[LONDON] Gold rose with silver as Greece shut banks and imposed capital controls, boosting demand for haven assets amid concern that the country's euro membership is in jeopardy.
Futures for August delivery advanced 0.4 per cent to US$1,177.60 an ounce as of 8:01 am in New York. Gains were limited as the dollar strengthened to a four-week high against the euro.
"Gold received some support due to the Greek saga, but as the US dollar also gained, prices were capped," Georgette Boele, a strategist at ABN Amro Bank NV in Amsterdam, said by e- mail on Monday.
"In the case of Greek default and exit, we'll probably get similar market reactions, with no aggressive spike in gold."
Optimism that Greece and its creditors would reach a deal, which hurt bullion prices last week, vanished after midnight Friday as Prime Minister Alexis Tsipras surprised counterparts by calling for a July 5 referendum on austerity measures demanded by creditors.
Gold for immediate delivery added 0.2 per cent to US$1,177.26, according to Bloomberg generic pricing. The metal priced in euros reached the highest in almost four weeks.
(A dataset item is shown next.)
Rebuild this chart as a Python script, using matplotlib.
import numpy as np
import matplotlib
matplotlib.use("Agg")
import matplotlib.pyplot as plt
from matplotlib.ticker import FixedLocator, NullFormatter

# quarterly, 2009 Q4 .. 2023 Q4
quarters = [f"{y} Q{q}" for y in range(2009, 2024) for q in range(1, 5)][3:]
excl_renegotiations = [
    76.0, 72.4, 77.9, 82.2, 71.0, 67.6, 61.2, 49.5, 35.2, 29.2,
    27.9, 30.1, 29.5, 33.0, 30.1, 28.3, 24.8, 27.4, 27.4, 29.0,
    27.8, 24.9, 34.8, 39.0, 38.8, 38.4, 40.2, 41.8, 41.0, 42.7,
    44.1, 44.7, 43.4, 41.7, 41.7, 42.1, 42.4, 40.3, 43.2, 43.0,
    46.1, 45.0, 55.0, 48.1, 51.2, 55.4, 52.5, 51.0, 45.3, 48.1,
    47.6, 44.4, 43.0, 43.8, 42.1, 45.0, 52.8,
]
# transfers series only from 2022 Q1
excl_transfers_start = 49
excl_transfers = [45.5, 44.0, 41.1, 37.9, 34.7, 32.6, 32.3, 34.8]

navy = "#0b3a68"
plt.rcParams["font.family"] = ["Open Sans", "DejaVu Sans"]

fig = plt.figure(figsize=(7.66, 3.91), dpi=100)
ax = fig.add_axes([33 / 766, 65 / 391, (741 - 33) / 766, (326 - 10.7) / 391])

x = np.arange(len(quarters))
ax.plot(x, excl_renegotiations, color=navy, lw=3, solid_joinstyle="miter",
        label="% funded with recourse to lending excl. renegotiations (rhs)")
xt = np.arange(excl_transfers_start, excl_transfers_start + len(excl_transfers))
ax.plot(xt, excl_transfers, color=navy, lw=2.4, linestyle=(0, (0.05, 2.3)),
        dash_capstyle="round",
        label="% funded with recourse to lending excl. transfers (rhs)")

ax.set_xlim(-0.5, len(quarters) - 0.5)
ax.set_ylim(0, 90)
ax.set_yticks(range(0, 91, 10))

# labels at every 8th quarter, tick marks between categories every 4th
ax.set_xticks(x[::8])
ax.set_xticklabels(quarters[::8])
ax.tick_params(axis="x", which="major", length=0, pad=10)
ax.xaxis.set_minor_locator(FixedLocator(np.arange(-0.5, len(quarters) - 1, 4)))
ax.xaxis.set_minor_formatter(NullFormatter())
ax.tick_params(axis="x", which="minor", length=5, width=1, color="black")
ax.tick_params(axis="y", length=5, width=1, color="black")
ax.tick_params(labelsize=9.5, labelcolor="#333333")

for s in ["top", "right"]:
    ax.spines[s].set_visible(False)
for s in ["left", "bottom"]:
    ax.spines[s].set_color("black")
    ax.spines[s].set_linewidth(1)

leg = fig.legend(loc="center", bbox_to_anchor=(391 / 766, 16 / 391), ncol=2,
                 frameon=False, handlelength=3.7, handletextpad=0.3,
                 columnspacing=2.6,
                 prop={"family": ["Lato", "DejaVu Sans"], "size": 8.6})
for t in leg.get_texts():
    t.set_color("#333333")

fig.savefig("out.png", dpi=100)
Federal Reserve Gold futures slipped 0.5 per cent this quarter as traders focus on when the Federal Reserve's first interest-rate increase since 2006 will happen. For 2015, prices are down 0.6 per cent.
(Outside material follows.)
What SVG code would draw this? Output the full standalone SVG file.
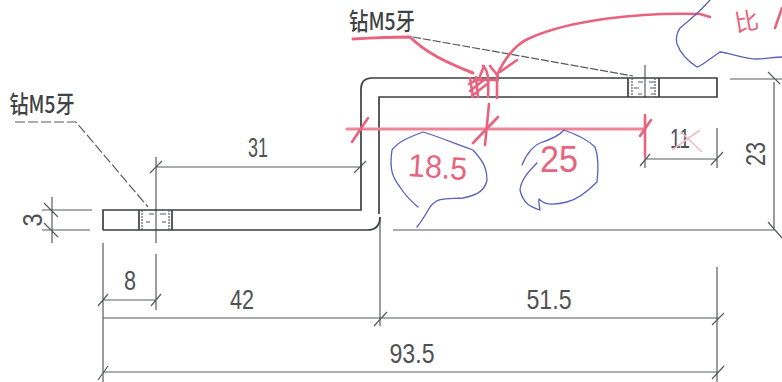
<svg xmlns="http://www.w3.org/2000/svg" width="782" height="382" viewBox="0 0 782 382">
<style>
.k{fill:none;stroke:#3c3f41;stroke-width:1.7}
.d{fill:none;stroke:#585b5d;stroke-width:1.2}
.r{fill:none;stroke:#e8647e;stroke-width:2.6;stroke-linecap:round;stroke-linejoin:round}
.b{fill:none;stroke:#5b60bd;stroke-width:1.3;stroke-linecap:round;stroke-linejoin:round}
.t{font-family:"Liberation Sans",sans-serif;fill:#4f5254;font-size:28px;text-anchor:middle}
.c{font-family:"Noto Sans CJK SC",sans-serif;fill:#3f4244;font-size:24px;font-weight:500;text-anchor:middle}
.h{font-family:"Liberation Sans",sans-serif;fill:#e8647e;text-anchor:middle}
</style>
<rect width="782" height="382" fill="#fff"/>
<g id="connectors">
<path class="d" d="M15 122H76L148 207" stroke-dasharray="10 3"/>
<path class="d" d="M413 37L633 76" stroke-dasharray="8 2" stroke-width="1.4"/>
<path class="d" d="M42 210H92M42 230H90M52 197V243M44 203L58 217M44 223L58 237"/>
<path class="d" d="M156 157V243M156 254V310M103 243V382M380 217V326M645 65V98M645 115V168M103 300H156M98 306L108 294M151 306L161 294"/>
<path class="d" d="M156 167H360M150 173L162 161M354 173L366 161"/>
<path class="d" d="M103 318H718M374 326L387 312M712 325L724 313"/>
<path class="d" d="M103 372H718M98 380L108 366M712 379L724 366"/>
<path class="d" d="M393 230H775M730 79H782M774 82V230M768 72L780 84M768 222L782 238"/>
<path class="d" d="M717 128V168M645 159H717M640 166L650 154M711 165L723 152M717 267V382"/>
</g>
<g id="part">
<path class="k" d="M103 230V210H361V89Q361 78 372 78H717V97H379V214M380 217Q380 230 367 230H103"/>
<path class="k" d="M628 78V97M659 78V97M139 210V230M172 210V230"/>
<path class="d" d="M632 78V97M655 78V97M142 210V230M169 210V230" stroke-dasharray="2 1"/>
<path class="d" d="M149 214H154M160 214H166M146 222H150M162 222H166M638 82H643M649 82H654M634 88H639M650 88H654M638 94H642M651 94H654"/>
</g>
<g id="labels">
<text class="c" x="42" y="113" textLength="65" lengthAdjust="spacingAndGlyphs">钻M5牙</text>
<text class="c" x="382" y="30" textLength="66" lengthAdjust="spacingAndGlyphs">钻M5牙</text>
<text class="t" x="258" y="157" textLength="20" lengthAdjust="spacingAndGlyphs">31</text>
<text class="t" x="130" y="290" textLength="12" lengthAdjust="spacingAndGlyphs">8</text>
<text class="t" x="242" y="309" textLength="24" lengthAdjust="spacingAndGlyphs">42</text>
<text class="t" x="549" y="309" textLength="45" lengthAdjust="spacingAndGlyphs">51.5</text>
<text class="t" x="412" y="363" textLength="45" lengthAdjust="spacingAndGlyphs">93.5</text>
<text class="t" x="680" y="148" textLength="20" lengthAdjust="spacingAndGlyphs">11</text>
<text class="t" transform="translate(765 154) rotate(-90)" textLength="24" lengthAdjust="spacingAndGlyphs">23</text>
<text class="t" transform="translate(42 220) rotate(-90)" textLength="13" lengthAdjust="spacingAndGlyphs">3</text>
</g>
<g id="redmarks">
<path class="r" d="M347 129H645" style="stroke:#ee8598;stroke-width:3.2"/>
<path class="r" d="M352 142L368 118M473 143L498 117M485 145L489 104M645 115V156M640 136L651 120"/>
<path class="r" d="M353 39Q385 37 410 37C425 52 445 62 473 73" style="stroke-width:3"/>
<path class="r" d="M497 75C505 58 515 44 530 38C570 20 640 12 700 14L710 17"/>
<path class="r" d="M500 72L517 60"/>
<path class="r" d="M470 78L473 97M476 77L478 97M483 66C488 70 489 78 488 97M497 76L497 98M484 66L480 76M490 66L498 76"/>
<path class="r" d="M469 84L481 78M470 91L484 80M472 96L487 84M474 80H498" style="stroke-width:2.4"/>
<text class="h" x="437" y="178" font-size="32" textLength="59" lengthAdjust="spacingAndGlyphs" transform="rotate(4 437 178)">18.5</text>
<text class="h" x="559" y="172" font-size="36" textLength="38" lengthAdjust="spacingAndGlyphs">25</text>
<text font-family="'Noto Sans CJK SC',sans-serif" fill="#e8647e" font-size="24" text-anchor="middle" x="748" y="30" transform="rotate(-10 748 30)">比</text>
<path class="r" d="M782 8L775 28"/>
<path d="M672 150L700 130M681 132L702 152" stroke="#f0bcc6" stroke-width="1.6" fill="none"/>
</g>
<g id="clouds">
<path class="b" d="M418 207C412 202 405 195 400 187C393 178 389 170 392 150C398 142 407 138 423 132C440 137 458 145 473 150C482 160 487 167 487 180C485 190 478 195 463 198C445 199 438 197 430 207C426 214 421 222 417 227"/>
<path class="b" d="M522 165C527 152 535 145 540 143C552 139 560 135 564 130C578 135 588 140 595 147C598 155 599 165 597 182C587 192 575 200 567 202C555 205 545 205 540 200C538 196 539 205 540 210C530 207 523 203 520 190C521 180 528 172 537 163"/>
<path class="b" d="M710 0C702 9 690 20 680 28C676 34 676 40 677 44C680 52 686 60 697 67C702 66 708 60 720 52C730 53 745 59 757 59C765 59 775 57 782 57"/>
</g>
</svg>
"We have seen some safe-haven demand for gold, but we expect to see more as the Greek crisis unfolds," John Meyer, a mining analyst at SP Angel in London, said by phone. "Gold hasn't priced in a Greek default, and it could move substantially higher if that occurs."
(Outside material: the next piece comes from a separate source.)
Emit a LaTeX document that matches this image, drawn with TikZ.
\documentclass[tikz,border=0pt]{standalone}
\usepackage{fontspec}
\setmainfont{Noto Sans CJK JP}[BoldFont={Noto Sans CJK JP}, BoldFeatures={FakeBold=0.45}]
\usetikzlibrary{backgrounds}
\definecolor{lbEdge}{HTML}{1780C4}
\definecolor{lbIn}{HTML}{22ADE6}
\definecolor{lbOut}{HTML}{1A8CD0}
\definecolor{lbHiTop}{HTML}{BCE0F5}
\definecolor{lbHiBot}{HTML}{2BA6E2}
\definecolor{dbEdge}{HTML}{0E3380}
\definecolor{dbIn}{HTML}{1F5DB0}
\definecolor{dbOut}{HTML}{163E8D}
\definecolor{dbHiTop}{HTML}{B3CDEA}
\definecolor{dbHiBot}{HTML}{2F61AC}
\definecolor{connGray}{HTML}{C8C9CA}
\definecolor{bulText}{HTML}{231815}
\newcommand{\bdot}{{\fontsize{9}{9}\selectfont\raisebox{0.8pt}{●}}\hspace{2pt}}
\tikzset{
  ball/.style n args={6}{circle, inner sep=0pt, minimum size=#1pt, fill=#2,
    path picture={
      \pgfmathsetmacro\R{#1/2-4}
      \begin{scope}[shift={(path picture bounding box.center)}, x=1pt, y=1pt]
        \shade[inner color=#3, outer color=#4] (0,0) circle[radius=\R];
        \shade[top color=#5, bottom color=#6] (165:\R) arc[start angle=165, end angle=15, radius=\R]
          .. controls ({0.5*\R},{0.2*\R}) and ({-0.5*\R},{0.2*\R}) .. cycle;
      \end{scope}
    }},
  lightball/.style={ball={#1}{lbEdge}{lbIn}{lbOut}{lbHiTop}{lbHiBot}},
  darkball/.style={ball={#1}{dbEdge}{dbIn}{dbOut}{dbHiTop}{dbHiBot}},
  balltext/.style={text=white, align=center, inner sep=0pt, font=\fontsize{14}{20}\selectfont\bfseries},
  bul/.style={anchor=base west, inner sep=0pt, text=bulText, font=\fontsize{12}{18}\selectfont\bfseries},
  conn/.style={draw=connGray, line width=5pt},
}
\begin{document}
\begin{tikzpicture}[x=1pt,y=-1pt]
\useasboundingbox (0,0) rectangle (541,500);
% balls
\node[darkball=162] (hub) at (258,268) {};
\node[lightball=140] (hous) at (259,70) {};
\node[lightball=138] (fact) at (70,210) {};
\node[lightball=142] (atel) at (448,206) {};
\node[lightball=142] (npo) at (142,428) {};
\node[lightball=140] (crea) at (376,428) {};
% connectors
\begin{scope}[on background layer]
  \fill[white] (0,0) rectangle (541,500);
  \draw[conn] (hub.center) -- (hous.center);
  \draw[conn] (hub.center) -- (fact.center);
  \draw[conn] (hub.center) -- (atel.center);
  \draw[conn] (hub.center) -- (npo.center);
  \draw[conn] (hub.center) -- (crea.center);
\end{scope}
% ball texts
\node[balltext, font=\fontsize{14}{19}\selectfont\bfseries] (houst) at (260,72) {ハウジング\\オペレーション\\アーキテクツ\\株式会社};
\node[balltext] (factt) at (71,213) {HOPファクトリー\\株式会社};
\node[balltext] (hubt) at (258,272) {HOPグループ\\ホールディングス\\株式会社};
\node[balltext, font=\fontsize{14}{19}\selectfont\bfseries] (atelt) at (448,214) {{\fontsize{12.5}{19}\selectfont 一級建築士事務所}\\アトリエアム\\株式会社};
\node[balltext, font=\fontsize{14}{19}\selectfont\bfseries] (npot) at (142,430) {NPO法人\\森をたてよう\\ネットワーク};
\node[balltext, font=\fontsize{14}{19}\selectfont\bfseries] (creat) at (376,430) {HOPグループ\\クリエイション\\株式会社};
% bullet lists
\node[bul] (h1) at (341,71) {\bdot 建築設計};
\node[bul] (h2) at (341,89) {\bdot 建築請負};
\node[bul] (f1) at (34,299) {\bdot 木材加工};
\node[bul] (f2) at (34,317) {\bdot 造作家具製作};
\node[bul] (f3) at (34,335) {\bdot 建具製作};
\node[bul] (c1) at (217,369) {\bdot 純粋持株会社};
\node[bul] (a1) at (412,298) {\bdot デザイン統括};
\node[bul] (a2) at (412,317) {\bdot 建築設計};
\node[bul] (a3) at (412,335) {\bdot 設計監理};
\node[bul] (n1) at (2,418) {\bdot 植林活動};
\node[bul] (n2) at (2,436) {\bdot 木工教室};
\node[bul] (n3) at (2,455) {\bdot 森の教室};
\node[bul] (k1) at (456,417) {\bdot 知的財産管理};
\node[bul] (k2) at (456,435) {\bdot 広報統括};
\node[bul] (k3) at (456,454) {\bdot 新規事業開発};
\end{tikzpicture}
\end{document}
Silver for September delivery increased 0.3 per cent to $15.81 an ounce. It's down 4.8 per cent this quarter, cutting this year's gain to 1.3 per cent.
Platinum for October fell 0.7 per cent to US$1,080.70 an ounce. Prices slid 5.9 per cent this quarter and 11 per cent this year.
Palladium for September fell 0.7 per cent to US$674.05 an ounce, taking its loss since the end of March to 8.3 per cent. The metal slumped 16 per cent this year, heading for the first decline since 2011.